• Aim of the task:
Transcribe every line from the top down to the line with "bis Oktober 2016</text>", both ends included, but not the pictures.

### Supplied data ###

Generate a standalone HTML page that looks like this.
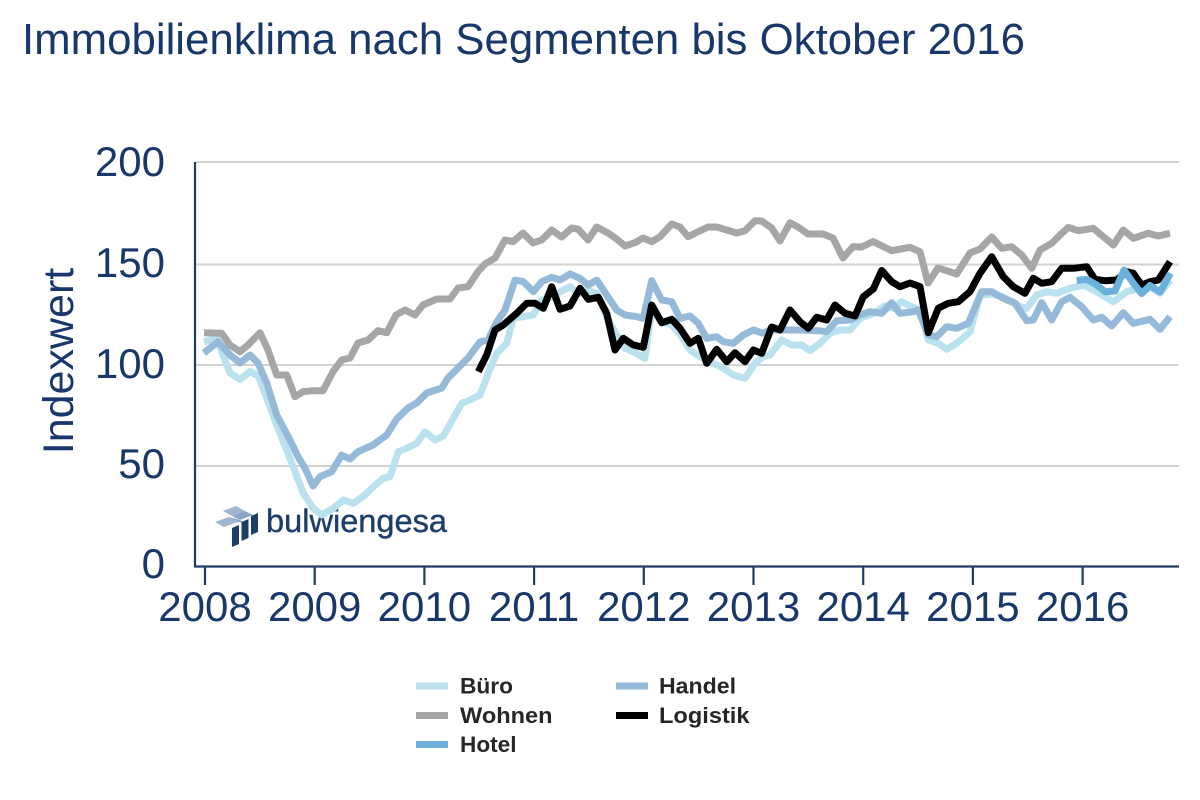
<!DOCTYPE html>
<html>
<head>
<meta charset="utf-8">
<style>
html,body{margin:0;padding:0;background:#fff;}
svg{display:block;}
</style>
</head>
<body>
<svg width="1200" height="800" viewBox="0 0 1200 800" xmlns="http://www.w3.org/2000/svg">
<rect width="1200" height="800" fill="#fff"/>
<!-- Title -->
<text x="22" y="54" font-family="Liberation Sans, Arial, sans-serif" font-size="44" fill="#18376a" textLength="1003" lengthAdjust="spacingAndGlyphs">Immobilienklima nach Segmenten bis Oktober 2016</text>

<!-- Gridlines -->
<g stroke="#d3d3d3" stroke-width="2">
<line x1="196" y1="162" x2="1179" y2="162"/>
<line x1="196" y1="264.5" x2="1179" y2="264.5"/>
<line x1="196" y1="365" x2="1179" y2="365"/>
<line x1="196" y1="466" x2="1179" y2="466"/>
</g>

<!-- Axes -->
<g stroke="#1f3b66" stroke-width="2.2" fill="none">
<line x1="195" y1="162" x2="195" y2="567"/>
<line x1="194" y1="566.5" x2="1179" y2="566.5"/>
<line x1="205" y1="566" x2="205" y2="585"/>
<line x1="314.7" y1="566" x2="314.7" y2="585"/>
<line x1="424.4" y1="566" x2="424.4" y2="585"/>
<line x1="534.1" y1="566" x2="534.1" y2="585"/>
<line x1="643.8" y1="566" x2="643.8" y2="585"/>
<line x1="753.5" y1="566" x2="753.5" y2="585"/>
<line x1="863.2" y1="566" x2="863.2" y2="585"/>
<line x1="972.9" y1="566" x2="972.9" y2="585"/>
<line x1="1082.6" y1="566" x2="1082.6" y2="585"/>
</g>

<!-- Y tick labels -->
<g font-family="Liberation Sans, Arial, sans-serif" font-size="42" fill="#18376a" text-anchor="end">
<text x="165" y="176">200</text>
<text x="165" y="277">150</text>
<text x="165" y="378">100</text>
<text x="165" y="478">50</text>
<text x="165" y="578">0</text>
</g>

<!-- X tick labels -->
<g font-family="Liberation Sans, Arial, sans-serif" font-size="42" fill="#18376a" text-anchor="middle">
<text x="205" y="621">2008</text>
<text x="314.7" y="621">2009</text>
<text x="424.4" y="621">2010</text>
<text x="534.1" y="621">2011</text>
<text x="643.8" y="621">2012</text>
<text x="753.5" y="621">2013</text>
<text x="863.2" y="621">2014</text>
<text x="972.9" y="621">2015</text>
<text x="1082.6" y="621">2016</text>
</g>

<!-- Y axis title -->
<text transform="translate(73,361) rotate(-90)" font-family="Liberation Sans, Arial, sans-serif" font-size="43" fill="#18376a" text-anchor="middle">Indexwert</text>

<!-- Logo -->
<g>
<polygon points="223,511 236,506 245,511 232,516" fill="#9fb5d0"/>
<polygon points="232,516 245,511 253,515 240,520" fill="#8aa6c6"/>
<polygon points="215,522 229,517 238,522 224,527" fill="#9fb5d0"/>
<polygon points="229,517 240,520 245,523 238,522" fill="#8aa6c6"/>
<polygon points="232,528 239,525 239,544 232,547" fill="#1b3f6b"/>
<polygon points="241.5,522 248.5,519 248.5,538 241.5,541" fill="#1b3f6b"/>
<polygon points="251,516 258,513 258,532 251,535" fill="#1b3f6b"/>
</g>
<text x="266" y="532" font-family="Liberation Sans, Arial, sans-serif" font-size="32" fill="#1d3e6a" stroke="#1d3e6a" stroke-width="0.4" textLength="181" lengthAdjust="spacingAndGlyphs">bulwiengesa</text>

<!-- Series -->
<g fill="none" stroke-width="7" stroke-linejoin="round" stroke-linecap="butt">
<!-- Büro -->
<polyline stroke="#b9e2ee" points="204,341.7 216.7,338.3 230,373 240,379.5 250,371.5 258.3,376 266.7,398 276.7,425 286.7,450 295,471.7 303.3,493.3 313.3,508.3 321.7,515 333.3,508.3 343.3,500 353.3,503.3 365,495 373.3,486.7 383.3,478.3 390,476.7 398.3,451.7 410,446.7 416.7,443.3 425,431.7 435,440 443.3,436 453.3,418.3 461.7,403.3 470,400 480,395 488.3,373.3 496.7,353.3 506.7,343.3 513.3,318.3 523.3,316.7 533.3,315 541.7,300 553.3,296.7 560,291.7 570,286.7 578.3,293.3 586.7,290 596.7,293.3 606.7,316.7 616.7,335 625,348.3 633.3,351.7 645,358.3 651.7,310 661.7,321.7 671.7,325 681.7,336.7 690,350 700,356.7 710,361.7 723.3,368.3 733.3,375 745,378.3 755,363.3 763.3,356.7 770,355 781.7,340 791.7,345 801.7,345 810,350.7 820,343.3 830,333.3 840,330 850,330 860,318.3 873.3,313.3 885,306 893.3,308.3 901.7,301.7 911.7,306.7 920,310 928.3,340 938.3,343.3 946.7,349.3 956.7,343.3 970,332 980,295 991.7,294 1003,297 1013,302 1020,306.7 1026.7,308.3 1036.7,295 1046.7,291.7 1056.7,293.3 1070,288.3 1083.3,285 1096.7,291.7 1113.3,301.7 1126.7,291.7 1140,288.3 1151.7,288.3 1160,293.3 1170,280"/>
<!-- Handel -->
<polyline stroke="#94b9d9" points="204,353 218,341.7 230,355 240,363 250,355 258,363 266.7,383 276.7,415 290,440 298,456.7 305,468 313,486 320,476.7 331.7,471.7 341.7,455 350,459 358,451.7 373,445 386.7,435 396.7,419 408,408 416.7,403 426.7,393 441.7,388 448,378 458,368 468,358 480,342 488,340 496.7,322 505,310 515,280 523.3,281.7 533.3,291.7 541.7,281.7 551.7,277.3 560,280 570,274 580,278.3 588.3,285 596.7,280 606.7,295 616.7,310 625,315 636.7,316.7 643.3,318.3 651.7,280.7 661.7,300 671.7,301.7 680,318.3 690,316 698.3,323.3 706.7,338.3 716.7,336.7 723.3,341.7 733.3,343.3 743.3,335 753.3,330 763.3,333.3 770,330 780,330 800,330 818.3,330.7 826.7,331.7 836.7,320.7 850,320 860,315 870,311.7 881.7,313.3 891.7,302.7 900,313.3 913.3,311.7 918.3,310 928.3,335 936.7,336.7 946.7,326.7 956.7,328.3 968.3,323.3 981.7,291.7 991.7,291.7 1003.3,298.3 1015,303.3 1026.7,320.7 1033.3,320 1041.7,302.7 1051.7,320 1061.7,301.7 1070,297.3 1081.7,306.7 1093.3,320 1101.7,317.3 1111.7,326 1123.3,312.7 1133.3,323.3 1150,319.3 1160,329.3 1170,316.7"/>
<!-- Wohnen -->
<polyline stroke="#a6a6a6" points="204,332.7 221.7,333.3 230,345 240,351.7 248,345 260,332.7 268,350 276.7,375 286.7,375 295,396.7 303,391.7 313,390.7 323,390.7 333,371.7 341.7,360 350,358 358,343 368,340 378,330.7 386.7,332.7 396,315 405,310 415,315 423,305 436.7,299 450,299 458,288 468,286.7 478,271.7 485,264 495,258 505,240 513,241.7 523,233 533,243 541.7,240 551.7,230 561.7,237 571.7,228 578,229 588,240 596.7,227 608,233 616.7,239 625,246 635,242.7 643,238 651.7,241.7 660,236.7 671.7,224 680,227 688,236.7 698,231.7 708,227 716.7,227 726.7,230 736.7,233 745,230.7 755,220.7 761.7,221 771.7,228 780,241 790,222.7 798,227 808,234 823,234 833,238 843,258 853,246.7 861.7,247 873,241.5 891.7,250.7 910,247.3 920,251.7 928,283 938,268 946.7,270.7 956.7,274 970,253 980,249 991.7,237 1001.7,248.3 1011.7,246.7 1021.7,255 1031.7,268.3 1040,250 1051.7,243.3 1060,235 1068.3,227.3 1078.3,230.7 1093.3,228.3 1103.3,236.7 1113.3,245 1123.3,230 1133.3,238.3 1148.3,233.3 1158.3,236 1170,233.3"/>
<!-- Logistik -->
<polyline stroke="#000000" points="478.3,371.7 486.7,355 495,330 503.3,325 516.7,313.3 526.7,303.3 535,303.3 543.3,308.3 551.7,286.7 560,309.3 570,306 580,288.3 588.3,299.3 598.3,297.3 606.7,313.3 615,350 623.3,338.3 633.3,345 643.3,347.3 651.7,305 661.7,322.7 671.7,319.3 680,328.3 690,343.3 698.3,338.3 706.7,363.3 716.7,349.3 726.7,361.7 735,352.7 745,361.7 753.3,350 761.7,353.3 771.7,327 780,330 790,310 800,321.7 808.3,328.3 816.7,317.3 826.7,320 835,305 845,313.3 855,316 863.3,296.7 873.3,289 881.7,270.5 891.7,281.7 900,286.7 910,283 920,286.7 928.3,332.7 938.3,308.3 948.3,303.3 958.3,301.7 970,291.7 980,273.3 991.7,256.7 1003.3,276.7 1013.3,286.7 1025,293.3 1033.3,278.3 1041.7,283.3 1051.7,281.7 1061.7,268.3 1073.3,268.3 1086.7,266.7 1095,279.3 1105,280.7 1116.7,280 1126.7,271.7 1133.3,273.3 1141.7,285 1150,281.7 1158.3,280 1170,261.7"/>
<!-- Hotel -->
<polyline stroke="#6cb0dc" points="1076.7,280.5 1086.7,279.3 1096.7,285 1105,291.7 1115,291 1124,270 1133.3,283.3 1141.7,293.5 1150,285.5 1160,292 1170.5,273.3"/>
</g>

<!-- Legend -->
<g stroke-width="7">
<line x1="416" y1="686" x2="448" y2="686" stroke="#b9e2ee"/>
<line x1="416" y1="715.5" x2="448" y2="715.5" stroke="#a6a6a6"/>
<line x1="416" y1="744.5" x2="448" y2="744.5" stroke="#6cb0dc"/>
<line x1="616" y1="686" x2="648" y2="686" stroke="#94b9d9"/>
<line x1="616" y1="715.5" x2="648" y2="715.5" stroke="#000000"/>
</g>
<g font-family="Liberation Sans, Arial, sans-serif" font-size="22" font-weight="bold" fill="#262626">
<text x="460" y="693.5" textLength="53" lengthAdjust="spacingAndGlyphs">Büro</text>
<text x="460" y="723" textLength="92.5" lengthAdjust="spacingAndGlyphs">Wohnen</text>
<text x="460" y="752" textLength="56.5" lengthAdjust="spacingAndGlyphs">Hotel</text>
<text x="659" y="693.5" textLength="77" lengthAdjust="spacingAndGlyphs">Handel</text>
<text x="659" y="723" textLength="90.5" lengthAdjust="spacingAndGlyphs">Logistik</text>
</g>
</svg>
</body>
</html>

###

• Solution to the problem:
Generate a standalone HTML page that looks like this.
<!DOCTYPE html>
<html>
<head>
<meta charset="utf-8">
<style>
html,body{margin:0;padding:0;background:#fff;}
svg{display:block;}
</style>
</head>
<body>
<svg width="1200" height="800" viewBox="0 0 1200 800" xmlns="http://www.w3.org/2000/svg">
<rect width="1200" height="800" fill="#fff"/>
<!-- Title -->
<text x="22" y="54" font-family="Liberation Sans, Arial, sans-serif" font-size="44" fill="#18376a" textLength="1003" lengthAdjust="spacingAndGlyphs">Immobilienklima nach Segmenten bis Oktober 2016</text>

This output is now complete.